Vice President Ali Osman Taha "confirmed the importance of security and stability", justice and rule of law in South Darfur, the official SUNA news agency reported on Sunday.
Taha made the comments during a meeting with the new South Darfur governor, retired general Adam Mahmoud. He replaced a civilian, Hamad Ismail, who was removed on Friday.
"I am going to make my best effort to have security and stability," SUNA quoted Mahmoud as saying.
In February a United Nations panel of experts said it had collected testimonies of insecurity, including "growing crime inside towns such as Nyala".
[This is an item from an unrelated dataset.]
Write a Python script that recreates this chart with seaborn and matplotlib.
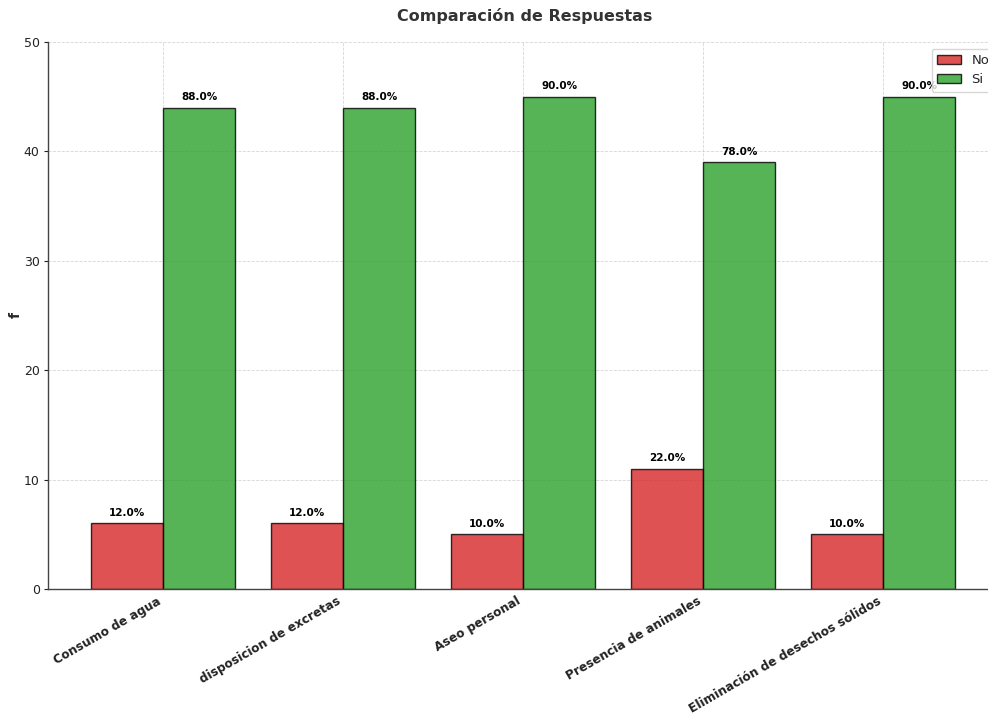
import matplotlib
matplotlib.use("Agg")
import matplotlib.pyplot as plt
import seaborn as sns
import pandas as pd

categories = ["Consumo de agua", "disposicion de excretas", "Aseo personal",
              "Presencia de animales", "Eliminación de desechos sólidos"]
no_counts = [6, 6, 5, 11, 5]
si_counts = [44, 44, 45, 39, 45]
total = 50

df = pd.DataFrame({
    "categoria": categories * 2,
    "respuesta": ["No"] * len(categories) + ["Si"] * len(categories),
    "f": no_counts + si_counts,
})

sns.set_style("whitegrid")
plt.rcParams["font.family"] = ["DejaVu Sans"]

fig = plt.figure(figsize=(9.88, 7.17), dpi=100)
ax = fig.add_axes([48 / 988, 128 / 717, 953 / 988, 547 / 717])

sns.barplot(data=df, x="categoria", y="f", hue="respuesta",
            palette={"No": "#d62728", "Si": "#2ca02c"}, saturation=1,
            alpha=0.8, edgecolor="black", linewidth=1.0, ax=ax)

for container in ax.containers:
    for bar in container:
        h = bar.get_height()
        ax.annotate(f"{h / total * 100:.1f}%",
                    (bar.get_x() + bar.get_width() / 2, h),
                    xytext=(0, 4), textcoords="offset points",
                    ha="center", va="bottom", fontsize=7.5, fontweight="bold",
                    color="black")

ax.set_ylim(0, 50)
ax.set_xlim(-0.64, 4.655)
ax.set_title("Comparación de Respuestas", fontsize=11.5, fontweight="bold",
             color="#333333", pad=15)
ax.set_xlabel("")
ax.set_ylabel("f", fontsize=10, fontweight="bold")
ax.yaxis.set_label_coords(-0.027, 0.5)
plt.setp(ax.get_xticklabels(), rotation=30, ha="right",
         fontweight="bold", fontsize=8.7, color="#222222")
ax.tick_params(axis="y", labelsize=9, colors="#222222", length=3, width=0.8,
               left=True, pad=3)
ax.tick_params(axis="x", length=0, pad=4)

ax.grid(True, linestyle="--", linewidth=0.6, color="#cccccc", alpha=0.8)
ax.set_axisbelow(True)
for side in ["top", "right"]:
    ax.spines[side].set_visible(False)
for side in ["left", "bottom"]:
    ax.spines[side].set_visible(True)
    ax.spines[side].set_color("#444444")
    ax.spines[side].set_linewidth(1.0)

ax.legend(title=None, loc="upper right", fontsize=9.5, frameon=True,
          handlelength=1.8)

fig.savefig("out.png", dpi=100)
Humanitarian and development agencies still face "access restrictions that compromise donors' ability to plan and monitor their programs", the European Union told a conference in the Gulf state of Qatar last week.
The conference backed a six-year strategy aiming to move Darfur away from food handouts and other emergency aid, and laying the foundation for lasting development.
The EU and other donors pledged a total of about $1 billion to support the strategy.
Sudan committed itself to $2.65 billion and said it would "enable access and free movement" of its development partners and non-governmental organizations.
Ethnic rebels in Sudan's far-western Darfur region rose up against the Arab-dominated Khartoum government in 2003.
While the worst of the violence has long passed, rebel-government battles continue but instability has been complicated by inter-Arab fighting, kidnappings, carjackings and other crimes, many of them suspected to be the work of government-linked militia and paramilitary groups.